James McCracken of the UCLA Neuropsychiatric Institute shows us how to distinguish between normal adolescence and the signs of emerging depression.

Adolescence is a time of huge social and emotional changes for kids, when they enter into complicated social webs at school and begin, sometimes in the most unpleasant ways, to assert their independence from their parents. They can be grouchy and withdrawn, they seem to sleep all weekend (except when it's time to go out at night), and they can be stubborn and unresponsive to even the simplest parental demands.

But take those normal hallmarks of adolescence, turn up the volume on all of them just a bit, and you have many of the symptoms of depression: withdrawal, sullen demeanor and irrational behavior.

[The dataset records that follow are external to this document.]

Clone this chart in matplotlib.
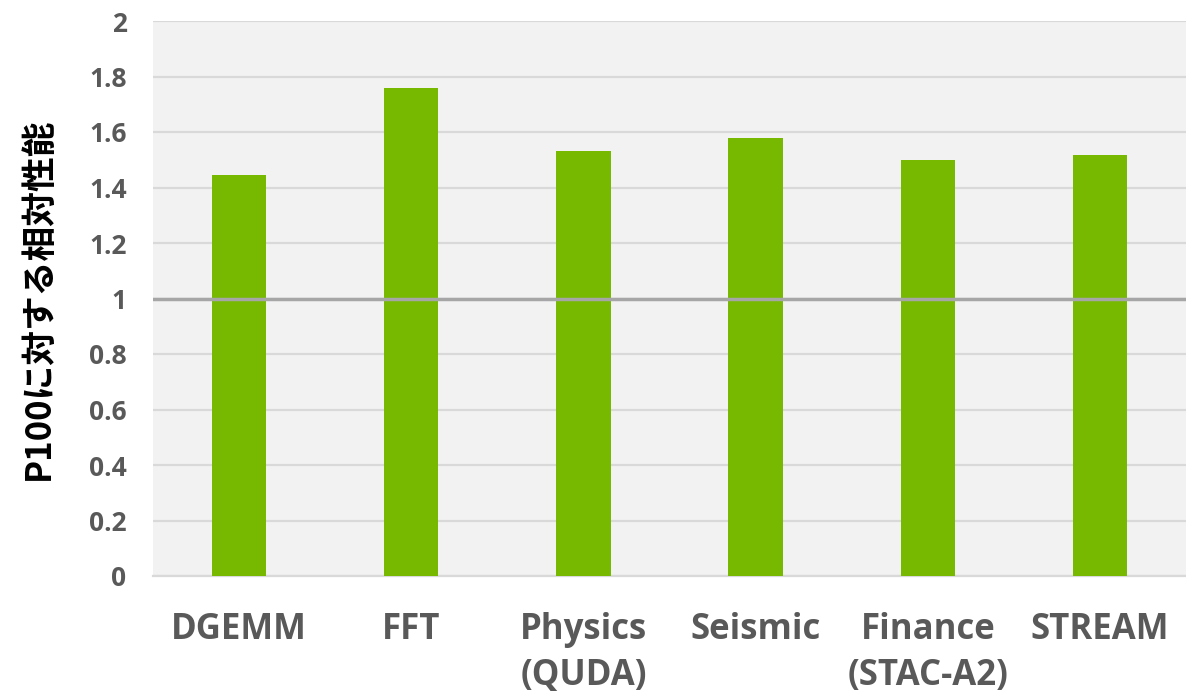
import matplotlib
matplotlib.use("Agg")
import matplotlib.pyplot as plt
import numpy as np

categories = ["DGEMM", "FFT", "Physics\n(QUDA)", "Seismic", "Finance\n(STAC-A2)", "STREAM"]
values = [1.445, 1.76, 1.53, 1.577, 1.50, 1.517]
yticks = [0, 0.2, 0.4, 0.6, 0.8, 1, 1.2, 1.4, 1.6, 1.8, 2]
ytick_labels = ["0", "0.2", "0.4", "0.6", "0.8", "1", "1.2", "1.4", "1.6", "1.8", "2"]
ylabel = "P100に対する相対性能"

fig = plt.figure(figsize=(11.86, 6.99), dpi=100)
ax = fig.add_axes([153 / 1186, 1 - 576 / 699, 1 - 153 / 1186, (576 - 21) / 699])
ax.set_facecolor("#f2f2f2")

x = np.arange(len(categories))
ax.bar(x, values, width=0.315, color="#76b900", zorder=3)

# Referenzlinie bei 1 liegt über den Balken
ax.axhline(1, color="#a6a6a6", linewidth=2.5, zorder=4)

ax.set_xlim(-0.5, len(categories) - 0.5)
ax.set_ylim(0, 2)
ax.set_yticks(yticks)
ax.set_yticklabels(ytick_labels)
ax.set_xticks(x)
ax.set_xticklabels(categories)

ax.grid(axis="y", color="#d9d9d9", linewidth=1.6, zorder=1)
for side in ["top", "right", "left"]:
    ax.spines[side].set_visible(False)
ax.spines["bottom"].set_color("#d9d9d9")
ax.spines["bottom"].set_linewidth(1.6)

ax.tick_params(axis="both", length=0)
ax.tick_params(axis="y", pad=19)
ax.tick_params(axis="x", pad=26)
for lab in ax.get_yticklabels():
    lab.set_fontfamily(["Open Sans", "DejaVu Sans"])
    lab.set_fontweight("bold")
    lab.set_fontsize(19)
    lab.set_color("#595959")
for lab in ax.get_xticklabels():
    lab.set_fontfamily(["Open Sans", "DejaVu Sans"])
    lab.set_fontweight("bold")
    lab.set_fontsize(25)
    lab.set_color("#595959")
    lab.set_linespacing(1.35)
    lab.set_verticalalignment("top")

ax.set_ylabel(ylabel, family=["Noto Sans CJK JP", "DejaVu Sans"], fontweight="bold",
              fontsize=25, color="black", labelpad=24)

fig.savefig("out.png", dpi=100)
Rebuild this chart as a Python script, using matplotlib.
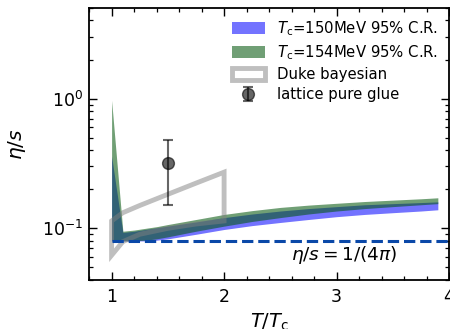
import numpy as np
import matplotlib.pyplot as plt
from matplotlib.patches import Polygon
from matplotlib.ticker import FixedLocator, MultipleLocator, NullFormatter, FuncFormatter

# temperature grid of the posterior bands (T/Tc)
T_band = [1.0, 1.1, 1.2, 1.3, 1.4, 1.5, 1.75, 2.0, 2.25, 2.5, 2.75, 3.0, 3.25, 3.5, 3.75, 3.9]

# Tc = 150 MeV, 95% credible region
tc150_low = [0.080, 0.080, 0.080, 0.080, 0.081, 0.083, 0.090, 0.098, 0.105, 0.111,
             0.117, 0.123, 0.128, 0.132, 0.136, 0.139]
tc150_high = [0.36, 0.093, 0.095, 0.098, 0.101, 0.104, 0.112, 0.121, 0.129, 0.136,
              0.142, 0.147, 0.152, 0.155, 0.158, 0.160]

# Tc = 154 MeV, 95% credible region
tc154_low = [0.080, 0.080, 0.080, 0.081, 0.083, 0.086, 0.095, 0.104, 0.113, 0.121,
             0.129, 0.136, 0.142, 0.147, 0.152, 0.155]
tc154_high = [0.97, 0.095, 0.097, 0.100, 0.103, 0.107, 0.117, 0.128, 0.137, 0.145,
              0.151, 0.156, 0.161, 0.165, 0.169, 0.172]

# Duke bayesian band outline
duke_T = [1.0, 1.1, 1.25, 1.5, 1.75, 2.0]
duke_low = [0.062, 0.079, 0.090, 0.100, 0.108, 0.114]
duke_high = [0.114, 0.132, 0.150, 0.183, 0.223, 0.271]

# lattice pure glue point
lattice_T = [1.5]
lattice_val = [0.32]
lattice_lo = [0.15]
lattice_hi = [0.48]

kss = 1 / (4 * np.pi)

plt.rcParams['font.size'] = 12.5
plt.rcParams['mathtext.fontset'] = 'dejavusans'

fig = plt.figure(figsize=(4.5, 3.29), dpi=100)
ax = fig.add_axes([0.198, 0.149, 0.80, 0.827])

ax.fill_between(T_band, tc150_low, tc150_high, color='blue', alpha=0.55, lw=0,
                label=r'$T_\mathrm{c}$=150MeV 95% C.R.')
ax.fill_between(T_band, tc154_low, tc154_high, color='#00550a', alpha=0.56, lw=0,
                label=r'$T_\mathrm{c}$=154MeV 95% C.R.')

duke_xy = np.column_stack([duke_T + duke_T[::-1], duke_low + duke_high[::-1]])
ax.add_patch(Polygon(duke_xy, closed=True, fill=False, edgecolor='gray', alpha=0.5,
                     lw=3.5, label='Duke bayesian'))

ax.plot([1.0, 4.2], [kss, kss], '--', color='#0a48a8', lw=2.2)

yerr = [np.array(lattice_val) - np.array(lattice_lo), np.array(lattice_hi) - np.array(lattice_val)]
ax.errorbar(lattice_T, lattice_val, yerr=yerr, fmt='o', color='k', alpha=0.6,
            ms=8.5, capsize=3.5, elinewidth=1.5, capthick=1.5, label='lattice pure glue')

ax.text(3.07, 0.062, r'$\eta/s=1/(4\pi)$', ha='center', va='center', fontsize=13.3)

ax.set_yscale('log')
ax.set_xlim(0.8, 4.0)
ax.set_ylim(0.04, 5.0)

ax.xaxis.set_major_locator(FixedLocator([1, 2, 3, 4]))
ax.xaxis.set_major_formatter(FuncFormatter(lambda v, p: '%d' % v))
ax.xaxis.set_minor_locator(MultipleLocator(0.2))
ax.yaxis.set_minor_formatter(NullFormatter())

ax.tick_params(which='both', direction='in', top=True, right=True)
ax.tick_params(which='major', length=5.5, width=1.0)
ax.tick_params(which='minor', length=3, width=0.9)
ax.tick_params(axis='x', pad=6)
ax.tick_params(axis='y', pad=4)
for sp in ax.spines.values():
    sp.set_linewidth(1.3)

ax.set_xlabel(r'$T/T_\mathrm{c}$', fontsize=14, labelpad=4)
ax.set_ylabel(r'$\eta/s$', fontsize=14.5)
ax.yaxis.set_label_coords(-0.17, 0.5)

ax.legend(loc='upper right', frameon=False, fontsize=10.7, handlelength=2.2,
          handleheight=0.8, handletextpad=0.85, labelspacing=0.36, borderaxespad=0.35)

fig.savefig('out.png', dpi=100)
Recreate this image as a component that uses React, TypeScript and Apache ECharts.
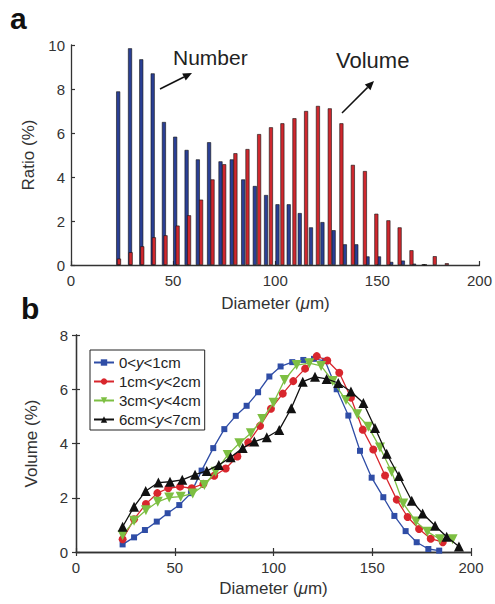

How is a parent to distinguish normal adolescence from the signs of emerging depression?

James McCracken of the University of California, Los Angeles Neuropsychiatric Institute has several rules of thumb to apply: a drop in academic performance; a change in activity, such as losing interest in a favorite sport; a big change in friendships or socializing; and difficulty with the family that goes beyond a bad day now and then. All of these things can happen to normal adolescents, says McCracken, but a sign of trouble is a change in many of these things at the same time. "A lot of it is the persistence of the change, and the impact," he says. Watch for family life that is "strained day in and day out due to the youngster's mood, withdrawal or refusal to follow the guidelines parents are trying to set," he says.

If teens are spending more time alone in their room, that can be a normal thing, part of the push for independence. "The substitute is that their peer world becomes much more important," McCracken says. If the child is withdrawing from peers, too, "that's when you get concerned."